Te voy a sonar como un piano!” The literal translation is, “I’m going to ring you like a piano!” Which doesn’t really make any sense when referring to a forthcoming punishment, but don’t tell your abuelita that. The chancla is like a heat-seeking missile. It will find you.


“Tu eres mi corazon de melon.” The literal translation here is, “You are my heart of a melon.” Wha?? But it’s a term of endearment, and when you hear that followed by the affectionate sounds of a grandparent or parent welcoming you into a hug, you instantly feel all warm and fuzzy inside.

You acted on “Will and Grace” back in 2000. How did that come about?

I auditioned and was cast as “Fernando,” Jack’s on-and-off again love for the Season Two finale. It was great fun and the cast was generous with a kid who had gotten his first break. I’m especially grateful to the actress Deb Messing, who gave me the brilliant suggestion of going back to college (I had dropped out) and study something that wasn’t acting. I recall her saying that it would make me a better actor. Little did I know that a few months later, a casting director would suggest I change my name because I didn’t look Latino enough. I took Deb’s advice and ultimately used my English degree to write stories about people like me – people often caught in-between two cultures and two narratives and often feeling like a stranger in both.

Finally: We show up on your doorstep in Miami. Your favorite restaurant you’d take us to, and why?

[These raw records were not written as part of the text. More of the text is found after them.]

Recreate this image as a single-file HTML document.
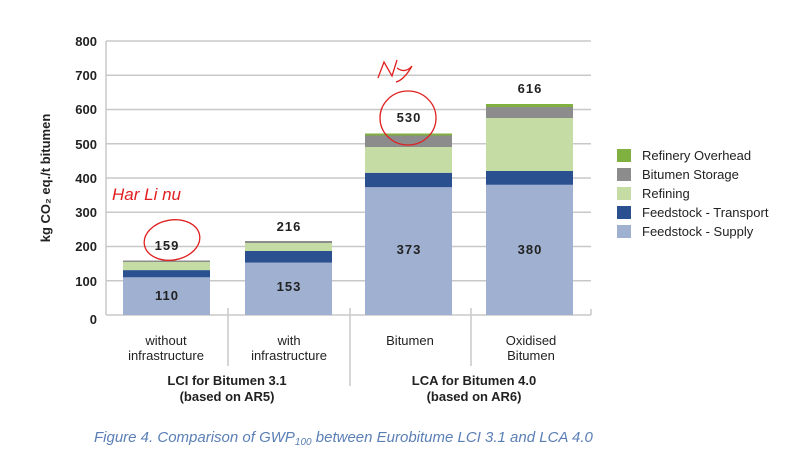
<!DOCTYPE html>
<html><head><meta charset="utf-8"><style>
body{margin:0;background:#fff;}
svg text{font-family:"Liberation Sans",sans-serif;}
</style></head><body>
<svg width="800" height="446" viewBox="0 0 800 446" xmlns="http://www.w3.org/2000/svg">
<g stroke="#c8c8c8" stroke-width="1.5">
<line x1="106" y1="41" x2="591" y2="41"/>
<line x1="106" y1="75.25" x2="591" y2="75.25"/>
<line x1="106" y1="109.5" x2="591" y2="109.5"/>
<line x1="106" y1="143.75" x2="591" y2="143.75"/>
<line x1="106" y1="178" x2="591" y2="178"/>
<line x1="106" y1="212.25" x2="591" y2="212.25"/>
<line x1="106" y1="246.5" x2="591" y2="246.5"/>
<line x1="106" y1="280.75" x2="591" y2="280.75"/>
<line x1="106" y1="315" x2="591" y2="315"/>
<line x1="106" y1="41" x2="106" y2="315"/>
<line x1="591" y1="309" x2="591" y2="315"/>
<line x1="228" y1="308" x2="228" y2="366"/>
<line x1="350" y1="308" x2="350" y2="386"/>
<line x1="471" y1="308" x2="471" y2="366"/>
</g>
<g font-size="13" font-weight="bold" fill="#222" text-anchor="end">
<text x="97" y="46">800</text><text x="97" y="80">700</text><text x="97" y="114">600</text>
<text x="97" y="149">500</text><text x="97" y="183">400</text><text x="97" y="217">300</text>
<text x="97" y="251">200</text><text x="97" y="286">100</text><text x="97" y="324">0</text>
</g>
<text transform="translate(50,178) rotate(-90)" font-size="13" font-weight="bold" fill="#222" text-anchor="middle">kg CO₂ eq./t bitumen</text>
<!-- bar1 -->
<rect x="123" y="277.3" width="87" height="37.7" fill="#9fb0d1"/>
<rect x="123" y="270.1" width="87" height="7.2" fill="#2a5090"/>
<rect x="123" y="262" width="87" height="8.1" fill="#c5dca5"/>
<rect x="123" y="260.5" width="87" height="1.5" fill="#8c8c8c"/>
<!-- bar2 -->
<rect x="245" y="262.6" width="87" height="52.4" fill="#9fb0d1"/>
<rect x="245" y="251" width="87" height="11.6" fill="#2a5090"/>
<rect x="245" y="243" width="87" height="8" fill="#c5dca5"/>
<rect x="245" y="241" width="87" height="2" fill="#8c8c8c"/>
<!-- bar3 -->
<rect x="365" y="187.2" width="87" height="127.8" fill="#9fb0d1"/>
<rect x="365" y="172.8" width="87" height="14.4" fill="#2a5090"/>
<rect x="365" y="147" width="87" height="25.8" fill="#c5dca5"/>
<rect x="365" y="135.5" width="87" height="11.5" fill="#8c8c8c"/>
<rect x="365" y="133.5" width="87" height="2" fill="#7fb040"/>
<!-- bar4 -->
<rect x="486" y="184.8" width="87" height="130.2" fill="#9fb0d1"/>
<rect x="486" y="171" width="87" height="13.8" fill="#2a5090"/>
<rect x="486" y="118" width="87" height="53" fill="#c5dca5"/>
<rect x="486" y="107" width="87" height="11" fill="#8c8c8c"/>
<rect x="486" y="104" width="87" height="3" fill="#7fb040"/>
<g font-size="13" font-weight="bold" fill="#222" text-anchor="middle" letter-spacing="1">
<text x="167" y="300">110</text><text x="289" y="291">153</text>
<text x="409" y="254">373</text><text x="530" y="254">380</text>
<text x="167" y="250">159</text><text x="289" y="231">216</text>
<text x="409" y="122">530</text><text x="530" y="93">616</text>
</g>
<g font-size="13" fill="#222">
<rect x="617" y="149" width="14" height="13" fill="#7fb040"/><text x="642" y="160">Refinery Overhead</text>
<rect x="617" y="168" width="14" height="13" fill="#8c8c8c"/><text x="642" y="179">Bitumen Storage</text>
<rect x="617" y="187" width="14" height="13" fill="#c5dca5"/><text x="642" y="198">Refining</text>
<rect x="617" y="206" width="14" height="13" fill="#2a5090"/><text x="642" y="217">Feedstock - Transport</text>
<rect x="617" y="225" width="14" height="13" fill="#9fb0d1"/><text x="642" y="236">Feedstock - Supply</text>
</g>
<g font-size="13" fill="#222" text-anchor="middle">
<text x="166" y="345">without</text><text x="166" y="360">infrastructure</text>
<text x="289" y="345">with</text><text x="289" y="360">infrastructure</text>
<text x="410" y="345">Bitumen</text>
<text x="531" y="345">Oxidised</text><text x="531" y="360">Bitumen</text>
</g>
<g font-size="13" font-weight="bold" fill="#222" text-anchor="middle">
<text x="227" y="385">LCI for Bitumen 3.1</text><text x="227" y="401">(based on AR5)</text>
<text x="474" y="385">LCA for Bitumen 4.0</text><text x="474" y="401">(based on AR6)</text>
</g>
<text x="94" y="442" font-size="15" font-style="italic" fill="#5a7fb5">Figure 4. Comparison of GWP<tspan font-size="10" dy="3">100</tspan><tspan dy="-3"> between Eurobitume LCI 3.1 and LCA 4.0</tspan></text>
<g fill="none" stroke="#e02020" stroke-width="1.3">
<ellipse cx="172" cy="240" rx="28" ry="20" transform="rotate(-10 172 240)"/>
<ellipse cx="408" cy="118" rx="28" ry="27"/>
<path d="M378 78 L384 62 L392 76 L397 60 M397 68 Q405 74 412 66 M412 66 Q404 80 396 82"/>
</g>
<text x="112" y="200" font-size="17" font-style="italic" fill="#e02020" font-family="Liberation Serif">Har Li nu</text>
</svg>
</body></html>
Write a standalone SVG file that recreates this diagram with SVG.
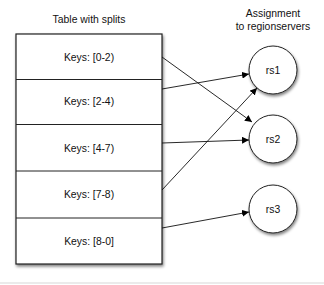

Come inside! I’ll make you a delicious drink and feed you till your belly is full. And then we can go to Little Havana (right around the corner from where my mom lived when she first arrived from Cuba) and we’ll all go dancing at Ball & Chain and eat ice cream at Azucar later. Then, in the morning, we’ll get fancy and go to LT Steak & Seafood at the Betsy Hotel in South Beach and eat popovers and have Florida-fresh avocado toast with poached eggs and locally brewed Panther Coffee while overlooking the ocean and the great city I now call mi casa.

Cartaya will be speaking at 3:55 p.m. on the Children’s Green Stage, which is for kids 10 and older. Cartaya will be signing books from 5:30 to 6:30 p.m.